Although his career has included everything from working as a professional trombone player to being the assistant conductor of the U.S. Air Force’s Singing Sergeants chorus, Burr found work as a voiceover actor by happenstance.

After years working in traditional music and theater, Burr built a recording studio in the 1980s in Washington, D.C., aimed at symphony and orchestra recording. However, he soon seized the vast market for quality voiceover work after various actors asked for assistance on vocal delivery and recording.

“The largest misconception most people have is that they think voiceover is easy,” says Burr. “It isn’t, and one of the first things my students say when they first start working is, ‘Man this is hard.’”

In 2003, Burr and his wife moved to Sarasota. Burr slowly moved his lucrative production studio from D.C. to Florida. That business included voiceover work by himself and his students for Fortune 500 companies such as IBM, Marriott, Xerox and Lockheed-Martin. And, since 2011, Burr has taught and developed one of the most profitable voiceover talent pools in the state.

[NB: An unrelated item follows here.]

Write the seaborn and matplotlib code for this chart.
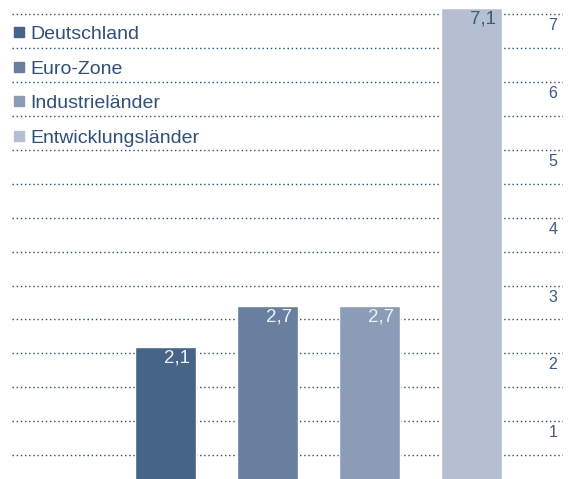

Burr instructs all of his students one-on-one in his inviting home studio. Though his house is packed with a library’s worth of books on film and performance and features art that nods to fanciful animation, Burr is pragmatic and professional in the studio. His ears, powered by decades of listening and musical performance, analyze every syllable, sound and sentence his students say.

“I’m one of the few people in the country who does one-on-one training exclusively in person and via Skype for students abroad,” says Burr.

That in-person teaching is essential for what Burr does — he re-teaches students how to read and speak.

“There’s an aspect of acting, English language dynamics and how they are going to use the language,”
says Burr. He articulates to his students when and what words to hit in their delivery, what to emphasize, where to insert upward and downward inflections, and where to pause. And he teaches them to avoid the most common beginner’s mistake: talking too fast.

“The whole thing about voiceover that’s so important is to get to the point that when you deliver a script it sounds so real to the listener they’d swear you were talking to them,” he says.

Authenticity is the prime quality when it comes to voiceover performers’ most common jobs such as ads, museum audio tours, digital assistants such as Apple’s Siri, documentaries, audiobooks and, during heated election years, political attack ads. And in a world where male voices were the industry norm, female voiceover performers have increased exponentially in recent years with clients wanting the soothing, and relaxed mood the female voice exudes.

But no matter the gender of the voiceover performer, it all comes back to the connection a live performer creates with his audience.

“You have to have a common sense about human interaction,” says Burr. “I’m not just reading and recording a script. I’m talking to somebody with purpose and honesty.”